During his tenure, Gates presided over 2 1/2 troubled wars (although he can’t be blamed for starting any of them). And during that time, he became increasingly skeptical of the power of military intervention to solve all problems. In recent weeks, he’s spoken frankly about his growing disenchantment with “wars of choice.”

“If we were about to be attacked or had been attacked or something happened that threatened a vital U.S. national interest, I would be the first in line to say ‘Let’s go,”’ he told the New York Times in an exit interview. “I will always be an advocate in terms of wars of necessity. I am just much more cautious on wars of choice.... I hope I’ve prevented us from doing some dumb things over the past 4 1/2 years.”

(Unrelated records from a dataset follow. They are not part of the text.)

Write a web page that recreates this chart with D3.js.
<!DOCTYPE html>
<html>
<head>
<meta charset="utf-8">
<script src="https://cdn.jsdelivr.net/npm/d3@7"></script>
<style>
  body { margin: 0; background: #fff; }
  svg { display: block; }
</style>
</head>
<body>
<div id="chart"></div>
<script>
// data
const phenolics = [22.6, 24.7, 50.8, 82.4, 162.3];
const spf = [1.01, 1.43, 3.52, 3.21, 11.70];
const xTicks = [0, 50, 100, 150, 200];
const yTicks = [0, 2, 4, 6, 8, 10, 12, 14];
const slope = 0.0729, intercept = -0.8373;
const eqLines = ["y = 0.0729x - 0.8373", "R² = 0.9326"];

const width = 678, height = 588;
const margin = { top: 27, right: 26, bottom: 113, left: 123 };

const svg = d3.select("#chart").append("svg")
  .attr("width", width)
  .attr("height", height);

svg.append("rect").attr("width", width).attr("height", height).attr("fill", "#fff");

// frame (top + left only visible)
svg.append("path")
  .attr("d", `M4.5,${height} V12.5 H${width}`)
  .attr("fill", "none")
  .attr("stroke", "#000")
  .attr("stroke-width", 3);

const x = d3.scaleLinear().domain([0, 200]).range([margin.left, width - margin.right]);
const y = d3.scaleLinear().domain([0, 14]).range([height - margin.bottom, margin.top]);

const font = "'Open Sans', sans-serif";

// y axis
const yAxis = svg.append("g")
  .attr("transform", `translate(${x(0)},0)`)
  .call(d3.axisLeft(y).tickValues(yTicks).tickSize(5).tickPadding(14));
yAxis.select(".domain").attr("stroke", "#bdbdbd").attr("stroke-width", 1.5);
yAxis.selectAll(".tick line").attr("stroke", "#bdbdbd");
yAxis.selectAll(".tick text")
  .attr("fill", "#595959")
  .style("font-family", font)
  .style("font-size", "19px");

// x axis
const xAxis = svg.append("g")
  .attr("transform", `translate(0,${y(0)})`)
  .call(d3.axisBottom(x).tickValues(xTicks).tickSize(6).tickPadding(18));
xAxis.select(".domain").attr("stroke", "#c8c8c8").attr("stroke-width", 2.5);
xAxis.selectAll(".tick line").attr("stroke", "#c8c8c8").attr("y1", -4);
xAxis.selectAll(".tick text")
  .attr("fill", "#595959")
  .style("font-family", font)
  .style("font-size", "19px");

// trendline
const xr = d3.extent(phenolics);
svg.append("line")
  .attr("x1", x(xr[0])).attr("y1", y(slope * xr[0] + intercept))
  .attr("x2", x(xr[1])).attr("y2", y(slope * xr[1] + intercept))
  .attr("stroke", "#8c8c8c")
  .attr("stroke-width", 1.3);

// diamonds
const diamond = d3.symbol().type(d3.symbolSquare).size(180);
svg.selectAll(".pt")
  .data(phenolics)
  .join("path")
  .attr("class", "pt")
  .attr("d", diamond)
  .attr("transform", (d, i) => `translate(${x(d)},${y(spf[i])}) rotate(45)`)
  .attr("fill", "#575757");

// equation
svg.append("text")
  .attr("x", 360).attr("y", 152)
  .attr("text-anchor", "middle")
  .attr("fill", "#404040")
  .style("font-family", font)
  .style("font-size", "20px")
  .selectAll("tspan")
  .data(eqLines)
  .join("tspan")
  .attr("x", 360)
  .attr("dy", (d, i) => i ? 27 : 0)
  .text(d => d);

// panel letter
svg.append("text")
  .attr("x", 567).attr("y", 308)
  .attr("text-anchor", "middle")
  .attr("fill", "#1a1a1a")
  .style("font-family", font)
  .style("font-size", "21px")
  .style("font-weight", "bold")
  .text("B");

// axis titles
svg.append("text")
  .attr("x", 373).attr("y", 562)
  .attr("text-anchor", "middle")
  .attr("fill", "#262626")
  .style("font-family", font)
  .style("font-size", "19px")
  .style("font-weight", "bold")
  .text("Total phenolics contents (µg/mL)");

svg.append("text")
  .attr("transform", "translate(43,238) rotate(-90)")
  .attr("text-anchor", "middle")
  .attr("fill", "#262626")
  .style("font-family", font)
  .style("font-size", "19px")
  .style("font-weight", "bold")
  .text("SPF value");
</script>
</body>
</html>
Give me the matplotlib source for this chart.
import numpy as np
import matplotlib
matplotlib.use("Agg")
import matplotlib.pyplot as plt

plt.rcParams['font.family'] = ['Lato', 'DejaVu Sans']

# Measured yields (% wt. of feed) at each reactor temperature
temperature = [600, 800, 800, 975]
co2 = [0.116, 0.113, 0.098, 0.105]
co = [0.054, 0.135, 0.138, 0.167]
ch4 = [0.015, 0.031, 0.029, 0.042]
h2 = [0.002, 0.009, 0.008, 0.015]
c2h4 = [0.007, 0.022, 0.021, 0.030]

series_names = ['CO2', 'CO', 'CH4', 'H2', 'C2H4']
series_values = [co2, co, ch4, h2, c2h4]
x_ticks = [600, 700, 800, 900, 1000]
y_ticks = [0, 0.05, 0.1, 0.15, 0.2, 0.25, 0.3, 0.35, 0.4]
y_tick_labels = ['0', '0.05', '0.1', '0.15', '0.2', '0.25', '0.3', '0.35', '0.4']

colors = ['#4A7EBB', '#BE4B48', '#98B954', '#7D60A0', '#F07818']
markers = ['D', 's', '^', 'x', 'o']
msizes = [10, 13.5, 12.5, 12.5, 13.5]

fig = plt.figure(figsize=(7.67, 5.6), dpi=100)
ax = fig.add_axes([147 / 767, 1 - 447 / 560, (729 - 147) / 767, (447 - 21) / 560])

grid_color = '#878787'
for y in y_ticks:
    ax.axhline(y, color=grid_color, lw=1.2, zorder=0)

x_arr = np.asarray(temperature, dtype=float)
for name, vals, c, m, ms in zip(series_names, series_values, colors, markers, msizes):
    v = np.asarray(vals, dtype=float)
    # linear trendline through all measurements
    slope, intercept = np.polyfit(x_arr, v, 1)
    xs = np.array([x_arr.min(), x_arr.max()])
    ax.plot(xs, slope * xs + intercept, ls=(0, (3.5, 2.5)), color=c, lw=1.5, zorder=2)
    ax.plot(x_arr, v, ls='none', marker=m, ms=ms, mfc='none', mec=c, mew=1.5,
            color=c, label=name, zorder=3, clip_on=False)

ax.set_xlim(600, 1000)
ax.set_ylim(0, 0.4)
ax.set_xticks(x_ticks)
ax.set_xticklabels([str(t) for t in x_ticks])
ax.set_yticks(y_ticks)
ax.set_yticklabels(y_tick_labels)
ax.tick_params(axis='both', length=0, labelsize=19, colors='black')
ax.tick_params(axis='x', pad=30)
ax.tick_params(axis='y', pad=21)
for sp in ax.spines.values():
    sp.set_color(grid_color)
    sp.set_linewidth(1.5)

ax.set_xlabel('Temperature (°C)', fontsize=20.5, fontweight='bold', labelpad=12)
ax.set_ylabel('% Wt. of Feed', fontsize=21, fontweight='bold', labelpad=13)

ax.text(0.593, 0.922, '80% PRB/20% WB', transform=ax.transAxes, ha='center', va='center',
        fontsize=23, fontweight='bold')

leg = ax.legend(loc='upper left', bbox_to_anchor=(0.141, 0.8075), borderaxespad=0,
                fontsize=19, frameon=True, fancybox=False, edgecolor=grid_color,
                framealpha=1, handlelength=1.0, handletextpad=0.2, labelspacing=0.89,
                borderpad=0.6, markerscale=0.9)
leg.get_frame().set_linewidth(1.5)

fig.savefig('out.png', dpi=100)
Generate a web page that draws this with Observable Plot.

To the Los Angeles Times, he talked poignantly about writing letters late in the evening to the families of soldiers who had died (unlike his predecessor, Donald Rumsfeld, whose condolence letters were often signed by autopen). The deaths of soldiers, Gates said, took a deep toll on him, and in the end it was how “the kids” felt about him — the kids who served — that was all that mattered. “The rest of it is just Washington talk,” he said.

At a time when “Washington talk” is synonymous to many Americans with double-speak and empty rhetoric, it was nice to have a straight shooter around.